* [Exercise] Among the entries that follow, the required portion opens with the line containing "Reproduce this diagram with TikZ." and closes with the line containing "(0,0) rectangle (846,526);". Give that portion again exactly, and nothing else.

* [Recorded information]
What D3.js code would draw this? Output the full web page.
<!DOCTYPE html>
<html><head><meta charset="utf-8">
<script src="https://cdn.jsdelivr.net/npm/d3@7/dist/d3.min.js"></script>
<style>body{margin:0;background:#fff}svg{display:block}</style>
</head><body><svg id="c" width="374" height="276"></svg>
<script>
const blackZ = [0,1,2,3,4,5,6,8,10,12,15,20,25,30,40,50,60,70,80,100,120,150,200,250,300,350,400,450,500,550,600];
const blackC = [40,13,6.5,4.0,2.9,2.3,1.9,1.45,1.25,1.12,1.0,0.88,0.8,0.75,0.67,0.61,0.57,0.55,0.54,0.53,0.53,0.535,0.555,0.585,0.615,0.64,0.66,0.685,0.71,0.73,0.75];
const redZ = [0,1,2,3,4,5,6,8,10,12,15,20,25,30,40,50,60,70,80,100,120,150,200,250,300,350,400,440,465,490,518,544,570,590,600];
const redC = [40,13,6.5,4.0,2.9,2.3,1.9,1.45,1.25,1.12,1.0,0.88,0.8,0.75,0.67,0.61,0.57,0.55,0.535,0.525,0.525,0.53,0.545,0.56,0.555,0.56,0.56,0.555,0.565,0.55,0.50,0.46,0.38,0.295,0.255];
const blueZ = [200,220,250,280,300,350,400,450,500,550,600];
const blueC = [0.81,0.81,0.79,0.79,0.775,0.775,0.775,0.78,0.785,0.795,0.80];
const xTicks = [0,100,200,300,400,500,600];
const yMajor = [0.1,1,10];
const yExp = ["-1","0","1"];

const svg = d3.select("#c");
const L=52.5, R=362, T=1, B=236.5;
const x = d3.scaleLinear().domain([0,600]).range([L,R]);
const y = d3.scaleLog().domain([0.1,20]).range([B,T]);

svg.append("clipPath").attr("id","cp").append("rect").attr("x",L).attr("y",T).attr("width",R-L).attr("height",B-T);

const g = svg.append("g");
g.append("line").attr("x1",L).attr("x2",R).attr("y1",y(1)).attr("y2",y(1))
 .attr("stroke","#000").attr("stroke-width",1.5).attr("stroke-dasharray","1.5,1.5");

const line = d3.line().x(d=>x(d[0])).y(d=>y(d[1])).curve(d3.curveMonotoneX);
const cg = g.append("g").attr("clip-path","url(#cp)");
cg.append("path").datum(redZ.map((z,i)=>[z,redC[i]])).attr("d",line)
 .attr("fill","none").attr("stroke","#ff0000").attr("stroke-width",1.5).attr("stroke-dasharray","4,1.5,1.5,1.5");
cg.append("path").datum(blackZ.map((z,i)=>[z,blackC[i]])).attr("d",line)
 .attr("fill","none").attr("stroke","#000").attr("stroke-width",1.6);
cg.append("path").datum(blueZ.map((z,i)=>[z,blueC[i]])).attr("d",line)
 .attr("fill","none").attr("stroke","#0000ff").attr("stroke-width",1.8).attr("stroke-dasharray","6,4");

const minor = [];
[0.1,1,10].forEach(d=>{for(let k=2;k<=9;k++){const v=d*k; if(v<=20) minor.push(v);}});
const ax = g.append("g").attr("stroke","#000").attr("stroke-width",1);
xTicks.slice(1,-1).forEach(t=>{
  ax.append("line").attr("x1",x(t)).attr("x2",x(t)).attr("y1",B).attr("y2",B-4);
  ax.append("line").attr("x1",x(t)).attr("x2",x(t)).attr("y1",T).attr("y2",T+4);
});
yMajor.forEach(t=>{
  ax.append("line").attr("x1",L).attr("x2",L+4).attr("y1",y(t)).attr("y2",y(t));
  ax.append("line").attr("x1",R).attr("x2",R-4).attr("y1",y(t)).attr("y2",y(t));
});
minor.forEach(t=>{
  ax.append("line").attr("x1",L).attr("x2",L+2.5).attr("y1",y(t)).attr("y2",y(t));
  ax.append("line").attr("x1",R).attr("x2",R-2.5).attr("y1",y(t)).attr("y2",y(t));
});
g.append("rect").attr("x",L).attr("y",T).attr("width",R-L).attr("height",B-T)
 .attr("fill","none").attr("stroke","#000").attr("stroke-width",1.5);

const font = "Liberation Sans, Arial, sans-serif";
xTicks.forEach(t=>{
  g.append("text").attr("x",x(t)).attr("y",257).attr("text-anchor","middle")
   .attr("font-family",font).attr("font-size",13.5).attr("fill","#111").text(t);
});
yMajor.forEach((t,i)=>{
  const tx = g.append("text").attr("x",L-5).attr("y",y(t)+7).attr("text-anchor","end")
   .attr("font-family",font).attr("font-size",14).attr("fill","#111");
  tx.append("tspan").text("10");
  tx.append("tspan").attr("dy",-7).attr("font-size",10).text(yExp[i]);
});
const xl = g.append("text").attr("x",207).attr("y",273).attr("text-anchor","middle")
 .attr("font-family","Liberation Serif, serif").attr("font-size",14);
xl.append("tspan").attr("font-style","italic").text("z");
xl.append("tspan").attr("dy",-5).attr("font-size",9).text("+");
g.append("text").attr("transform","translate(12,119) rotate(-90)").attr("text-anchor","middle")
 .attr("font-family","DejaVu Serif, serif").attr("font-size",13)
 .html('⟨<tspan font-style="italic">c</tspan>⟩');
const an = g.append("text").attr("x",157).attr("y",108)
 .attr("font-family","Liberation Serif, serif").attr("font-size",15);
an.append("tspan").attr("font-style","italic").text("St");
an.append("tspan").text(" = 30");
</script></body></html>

==

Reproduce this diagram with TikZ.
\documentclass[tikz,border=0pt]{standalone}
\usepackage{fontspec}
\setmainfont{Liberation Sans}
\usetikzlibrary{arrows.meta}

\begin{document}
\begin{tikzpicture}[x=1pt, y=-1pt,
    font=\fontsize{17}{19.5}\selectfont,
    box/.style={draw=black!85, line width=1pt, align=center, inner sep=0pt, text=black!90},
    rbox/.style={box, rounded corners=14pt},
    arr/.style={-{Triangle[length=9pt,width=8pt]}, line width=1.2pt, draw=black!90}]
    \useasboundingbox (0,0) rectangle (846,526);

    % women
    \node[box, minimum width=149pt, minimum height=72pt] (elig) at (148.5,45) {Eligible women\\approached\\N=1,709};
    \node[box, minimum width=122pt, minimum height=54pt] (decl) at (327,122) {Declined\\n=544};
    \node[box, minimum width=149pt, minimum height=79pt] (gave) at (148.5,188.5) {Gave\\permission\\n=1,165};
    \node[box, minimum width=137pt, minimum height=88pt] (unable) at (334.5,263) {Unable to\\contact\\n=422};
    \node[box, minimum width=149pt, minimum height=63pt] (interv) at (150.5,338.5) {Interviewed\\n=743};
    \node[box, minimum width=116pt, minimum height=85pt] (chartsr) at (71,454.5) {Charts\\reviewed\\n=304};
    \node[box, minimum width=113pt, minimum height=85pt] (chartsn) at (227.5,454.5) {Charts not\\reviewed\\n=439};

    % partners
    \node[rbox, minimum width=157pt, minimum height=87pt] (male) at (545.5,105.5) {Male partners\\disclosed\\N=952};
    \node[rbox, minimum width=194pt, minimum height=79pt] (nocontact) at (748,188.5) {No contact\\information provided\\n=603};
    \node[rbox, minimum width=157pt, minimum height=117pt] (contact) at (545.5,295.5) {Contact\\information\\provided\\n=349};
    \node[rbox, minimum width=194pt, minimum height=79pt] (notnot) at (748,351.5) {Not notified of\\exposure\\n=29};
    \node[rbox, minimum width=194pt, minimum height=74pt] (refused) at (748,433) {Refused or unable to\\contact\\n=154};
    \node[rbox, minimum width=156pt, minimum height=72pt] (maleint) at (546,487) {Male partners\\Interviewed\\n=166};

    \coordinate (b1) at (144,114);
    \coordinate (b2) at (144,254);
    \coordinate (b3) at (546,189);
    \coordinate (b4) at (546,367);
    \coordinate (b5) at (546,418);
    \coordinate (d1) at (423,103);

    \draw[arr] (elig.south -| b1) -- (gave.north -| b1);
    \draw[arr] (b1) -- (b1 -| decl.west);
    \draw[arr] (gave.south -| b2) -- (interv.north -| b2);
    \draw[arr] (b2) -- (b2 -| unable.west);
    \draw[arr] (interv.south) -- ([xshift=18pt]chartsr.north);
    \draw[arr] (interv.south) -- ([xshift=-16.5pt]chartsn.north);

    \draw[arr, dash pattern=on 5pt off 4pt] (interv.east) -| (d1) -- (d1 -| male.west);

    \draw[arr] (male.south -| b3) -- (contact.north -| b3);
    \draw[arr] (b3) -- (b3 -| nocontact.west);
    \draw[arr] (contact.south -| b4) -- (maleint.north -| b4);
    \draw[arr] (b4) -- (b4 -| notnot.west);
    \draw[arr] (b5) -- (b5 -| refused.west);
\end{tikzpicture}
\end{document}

* [Result below]
Reproduce this diagram with TikZ.
\documentclass[tikz,border=0pt]{standalone}
\usepackage{fontspec}
\setmainfont{Liberation Sans}
\usetikzlibrary{arrows.meta}

\begin{document}
\begin{tikzpicture}[x=1pt, y=-1pt,
    font=\fontsize{17}{19.5}\selectfont,
    box/.style={draw=black!85, line width=1pt, align=center, inner sep=0pt, text=black!90},
    rbox/.style={box, rounded corners=14pt},
    arr/.style={-{Triangle[length=9pt,width=8pt]}, line width=1.2pt, draw=black!90}]
    \useasboundingbox (0,0) rectangle (846,526);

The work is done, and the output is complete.